China, India Agree to Cut Troop Strength Along Border

CHINA and India agreed Sept. 7 to cut troops along their 2,535-mile border in a significant breakthrough, but one that still does not resolve border disputes left open since a 1962 war.

The pact follows the de facto border, known as the line of actual control (LAC), which neither country recognizes. China claims some 35,000 square miles in India's northeastern Arunachal Pradesh. China also regards India's northern Sikkim state as disputed. India says Beijing occupies about 13,000 square miles in the Aksai Chin region of the northern Jammu and Kashmir state.

The statement said ``the extent, depth, and timing'' of troop reductions along the border would be ``worked out through mutual consultation.'' Seoul drops Roh probe

South Korea's anticorruption board on Sept. 7 accused former President Roh Tae Woo of breaking the law in refusing to assist inquiries into a jet deal but said it would take no action against him.

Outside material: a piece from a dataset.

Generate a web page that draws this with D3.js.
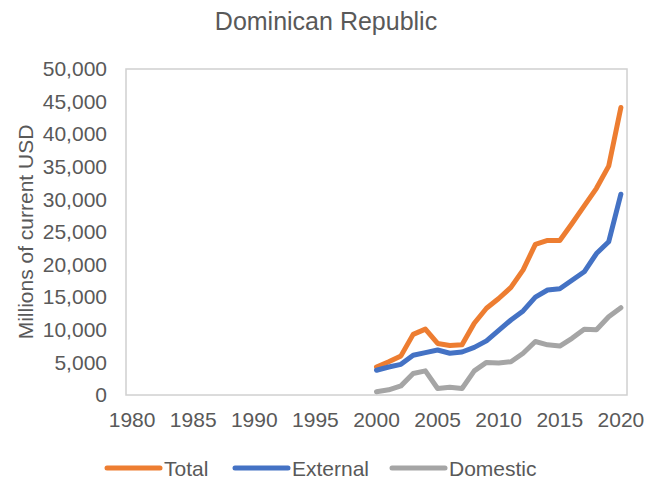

``Roh's refusal to answer our questions is against the law, but it is not proper to take any action against an ex-president,'' said a spokesman for the Board of Audit and Inspection.

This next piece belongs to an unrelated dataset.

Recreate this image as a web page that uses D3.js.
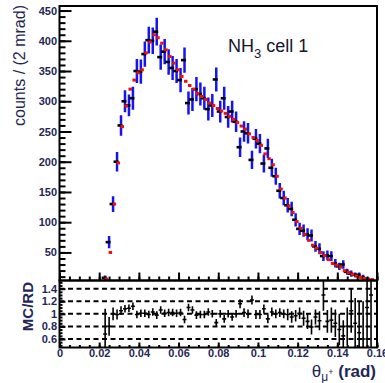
<!DOCTYPE html>
<html>
<head>
<meta charset="utf-8">
<script src="https://cdn.jsdelivr.net/npm/d3@7"></script>
<style>
  body { margin: 0; background: #fff; }
  svg { display: block; }
</style>
</head>
<body>
<figure id="plot" style="margin:0"></figure>
<script>
// 2 mrad bins, first bin centred at 0.023 rad
const binStart = 0.023;
const binWidth = 0.002;

// real data (RD) counts per bin and their errors
const rdCounts = [8, 67, 130, 200, 260, 300, 293, 305, 350, 349,
  378, 401, 400, 415, 373, 382, 365, 355, 350, 335,
  368, 297, 303, 320, 312, 305, 287, 293, 336, 283,
  305, 274, 283, 266, 224, 250, 247, 203, 238, 230,
  197, 222, 190, 176, 152, 140, 128, 122, 104, 89,
  86, 80, 78, 60, 56, 44, 45, 44, 32, 27,
  30, 18, 15, 13, 13, 9, 6, 4];
const rdErrors = [4, 10, 13, 16, 17, 18, 18, 19, 20, 20,
  21, 22, 22, 23, 21, 21, 21, 20, 20, 20,
  21, 19, 19, 20, 19, 19, 19, 19, 20, 18,
  19, 18, 18, 17, 16, 17, 17, 15, 16, 16,
  15, 16, 15, 14, 13, 12, 12, 12, 11, 10,
  10, 10, 10, 9, 9, 8, 8, 8, 7, 6,
  7, 5, 5, 4, 4, 4, 3, 3];
// Monte Carlo counts per bin
const mcCounts = [6, 50, 130, 198, 258, 292, 320, 335, 347, 352,
  380, 398, 410, 405, 396, 385, 374, 363, 352, 341,
  333, 326, 320, 313, 308, 303, 297, 293, 288, 284,
  280, 275, 270, 265, 259, 254, 246, 240, 235, 227,
  213, 205, 195, 176, 155, 140, 127, 116, 101, 90,
  80, 70, 62, 57, 50, 45, 38, 32, 29, 26,
  20, 17, 14, 11, 9, 7, 6, 5];
// MC/RD ratio per bin and its error
const ratio = [0.68, 0.80, 1.00, 0.99, 1.05, 1.08, 1.09, 1.12, 0.99, 1.01,
  1.01, 0.99, 1.03, 0.98, 1.06, 1.01, 1.02, 1.02, 1.01, 1.02,
  0.91, 1.10, 1.06, 0.98, 0.99, 0.99, 1.03, 1.00, 0.86, 1.00,
  0.92, 1.00, 0.95, 1.00, 1.16, 1.02, 1.00, 1.22, 0.99, 0.99,
  1.08, 0.92, 1.03, 1.00, 1.02, 1.00, 0.99, 0.95, 0.97, 1.01,
  0.93, 0.88, 0.79, 0.95, 0.89, 1.30, 0.88, 0.90, 0.85, 0.75,
  0.65, 0.80, 1.05, 0.85, 0.70, 0.60, 1.10, 1.30];
const ratioErr = [0.40, 0.15, 0.10, 0.08, 0.07, 0.06, 0.06, 0.06, 0.06, 0.06,
  0.06, 0.06, 0.06, 0.06, 0.06, 0.06, 0.06, 0.06, 0.06, 0.06,
  0.06, 0.06, 0.06, 0.06, 0.06, 0.06, 0.06, 0.06, 0.06, 0.06,
  0.06, 0.06, 0.06, 0.06, 0.07, 0.07, 0.07, 0.07, 0.07, 0.07,
  0.07, 0.07, 0.07, 0.07, 0.07, 0.07, 0.09, 0.09, 0.09, 0.09,
  0.12, 0.12, 0.12, 0.12, 0.15, 0.25, 0.18, 0.20, 0.22, 0.25,
  0.25, 0.30, 0.35, 0.40, 0.50, 0.60, 1.00, 1.20];

const xTicks = [0, 0.02, 0.04, 0.06, 0.08, 0.1, 0.12, 0.14, 0.16];
const xTickLabels = ["0", "0.02", "0.04", "0.06", "0.08", "0.1", "0.12", "0.14", "0.16"];
const yTicks = [50, 100, 150, 200, 250, 300, 350, 400, 450];
const ratioTicks = [0.6, 0.8, 1, 1.2, 1.4];
const ratioTickLabels = ["0.6", "0.8", "1", "1.2", "1.4"];

const width = 385, height = 383;
const padL = 59.5, padR = 377, padT = 6, padMid = 280.5, padB = 347.5;
const labelColor = "#1f2757";
const font = "'Liberation Sans', Arial, Helvetica, sans-serif";

const bins = rdCounts.map((d, i) => ({
  c: binStart + i * binWidth, rd: d, err: rdErrors[i], mc: mcCounts[i],
  r: ratio[i], rErr: ratioErr[i]
}));

const x = d3.scaleLinear().domain([0, 0.16]).range([padL, padR]);
const y = d3.scaleLinear().domain([3.6, 457.5]).range([padMid, padT]);
const yr = d3.scaleLinear().domain([0.465, 1.53]).range([padB, padMid]);

const svg = d3.select("#plot").append("svg")
  .attr("width", width).attr("height", height)
  .style("font-family", font);

const defs = svg.append("defs");
defs.append("clipPath").attr("id", "clipTop").append("rect")
  .attr("x", padL).attr("y", padT).attr("width", padR - padL).attr("height", padMid - padT);
defs.append("clipPath").attr("id", "clipBot").append("rect")
  .attr("x", padL).attr("y", padMid).attr("width", padR - padL).attr("height", padB - padMid);

// ---- upper pad ----
const topG = svg.append("g").attr("clip-path", "url(#clipTop)");

topG.selectAll(".err").data(bins).enter().append("line")
  .attr("x1", d => x(d.c)).attr("x2", d => x(d.c))
  .attr("y1", d => y(d.rd - d.err)).attr("y2", d => y(d.rd + d.err))
  .attr("stroke", "#1414f0").attr("stroke-width", 2.5);

topG.selectAll(".rd").data(bins).enter().append("rect")
  .attr("x", d => x(d.c) - 3.5).attr("y", d => y(d.rd) - 1.3)
  .attr("width", 5).attr("height", 2.6)
  .attr("fill", "#000");

topG.selectAll(".mc").data(bins).enter().append("rect")
  .attr("x", d => x(d.c) - 0.5).attr("y", d => y(d.mc) - 1.5)
  .attr("width", 3.5).attr("height", 3)
  .attr("fill", "#ee1010");

// ---- lower pad ----
const botG = svg.append("g").attr("clip-path", "url(#clipBot)");

botG.selectAll(".grid").data(ratioTicks).enter().append("line")
  .attr("x1", padL).attr("x2", padR)
  .attr("y1", d => yr(d)).attr("y2", d => yr(d))
  .attr("stroke", "#000").attr("stroke-width", 2)
  .attr("stroke-dasharray", "5,3.5");

botG.selectAll(".rv").data(bins).enter().append("line")
  .attr("x1", d => x(d.c)).attr("x2", d => x(d.c))
  .attr("y1", d => yr(d.r - d.rErr)).attr("y2", d => yr(d.r + d.rErr))
  .attr("stroke", "#000").attr("stroke-width", 1.6);

botG.selectAll(".rh").data(bins).enter().append("line")
  .attr("x1", d => x(d.c - binWidth / 2)).attr("x2", d => x(d.c + binWidth / 2))
  .attr("y1", d => yr(d.r)).attr("y2", d => yr(d.r))
  .attr("stroke", "#000").attr("stroke-width", 1.6);

// ---- axes ----
function styleAxis(g) {
  g.select(".domain").remove();
  g.selectAll(".tick line").attr("stroke", "#000").attr("stroke-width", 2);
  g.selectAll("text").attr("fill", labelColor)
    .style("font-family", font).style("font-size", "11px").style("font-weight", "bold");
}

// upper y
svg.append("g").attr("transform", `translate(${padL},0)`)
  .call(d3.axisLeft(y).tickValues(d3.range(10, 451, 10)).tickSize(-6).tickFormat(""))
  .call(styleAxis);
svg.append("g").attr("transform", `translate(${padL},0)`)
  .call(d3.axisLeft(y).tickValues(yTicks).tickSize(-12).tickPadding(2.5))
  .call(styleAxis);

// upper x (ticks only)
svg.append("g").attr("transform", `translate(0,${padMid})`)
  .call(d3.axisBottom(x).tickValues(d3.range(0, 0.1601, 0.005)).tickSize(-4).tickFormat(""))
  .call(styleAxis);
svg.append("g").attr("transform", `translate(0,${padMid})`)
  .call(d3.axisBottom(x).tickValues(xTicks).tickSize(-8).tickFormat(""))
  .call(styleAxis);

// lower y
svg.append("g").attr("transform", `translate(${padL},0)`)
  .call(d3.axisLeft(yr).tickValues(d3.range(0.5, 1.51, 0.05)).tickSize(-3).tickFormat(""))
  .call(styleAxis);
svg.append("g").attr("transform", `translate(${padL},0)`)
  .call(d3.axisLeft(yr).tickValues(ratioTicks).tickSize(-6).tickPadding(2.5)
    .tickFormat((d, i) => ratioTickLabels[i]))
  .call(styleAxis);

// lower x
svg.append("g").attr("transform", `translate(0,${padB})`)
  .call(d3.axisBottom(x).tickValues(d3.range(0, 0.1601, 0.005)).tickSize(-2.5).tickFormat(""))
  .call(styleAxis);
svg.append("g").attr("transform", `translate(0,${padB})`)
  .call(d3.axisBottom(x).tickValues(xTicks).tickSize(-5).tickPadding(1.5)
    .tickFormat((d, i) => xTickLabels[i]))
  .call(styleAxis);

// frames
svg.append("rect").attr("x", padL).attr("y", padT).attr("width", padR - padL).attr("height", padMid - padT)
  .attr("fill", "none").attr("stroke", "#000").attr("stroke-width", 2);
svg.append("rect").attr("x", padL).attr("y", padMid).attr("width", padR - padL).attr("height", padB - padMid)
  .attr("fill", "none").attr("stroke", "#000").attr("stroke-width", 2);

// ---- titles ----
svg.append("text")
  .attr("transform", "translate(25,5) rotate(-90)")
  .attr("text-anchor", "end").attr("fill", labelColor)
  .style("font-size", "16px")
  .text("counts / (2 mrad)");

svg.append("text")
  .attr("transform", "translate(33,282) rotate(-90)")
  .attr("text-anchor", "end").attr("fill", labelColor)
  .style("font-size", "15px").style("font-weight", "bold")
  .text("MC/RD");

const nh3 = svg.append("text").attr("x", 228).attr("y", 52)
  .attr("fill", "#15152e").style("font-size", "18px");
nh3.append("tspan").text("NH");
nh3.append("tspan").attr("dy", 6).style("font-size", "13px").text("3");
nh3.append("tspan").attr("dy", -6).text(" cell 1");

const xt = svg.append("text").attr("x", 376).attr("y", 377)
  .attr("text-anchor", "end").attr("fill", labelColor)
  .style("font-size", "17px");
xt.append("tspan").text("θ");
xt.append("tspan").attr("dy", 4).style("font-size", "12px").text("μ");
xt.append("tspan").attr("dy", -6).style("font-size", "9px").text("+");
xt.append("tspan").attr("dy", 2).style("font-weight", "bold").text(" (rad)");
</script>
</body>
</html>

The BAI, wrapping up a month-long probe into the selection of United States jets for South Korea's Air Force, said Mr. Roh's administration had failed to make a proper decision on the deal, but added investigations had so far failed to find any evidence of corruption involving Roh or his aides. Thousands welcome Marcos

Former Philippine President Ferdinand Marcos, hailed as a god by his followers and vilified as a tyrant by others, returned home in a coffin Sept. 7 to a delirious welcome and a kiss from his sobbing widow, Imelda.

Marcos died in Hawaii in 1989, three years after a popular revolt ended his 20-year rule.

Several thousand villagers, many wearing shirts reading ``Welcome our hero'' and ``We love Marcos,'' waved paper flags, chanted ``Marcos again,'' and threw flowers after his plane landed at the northern Philippine provincial airport.

Despite the fervor of the welcome, the crowd of several thousand was a mere fraction of the 1 million mourners whom Marcos family spokesmen expected to greet the body.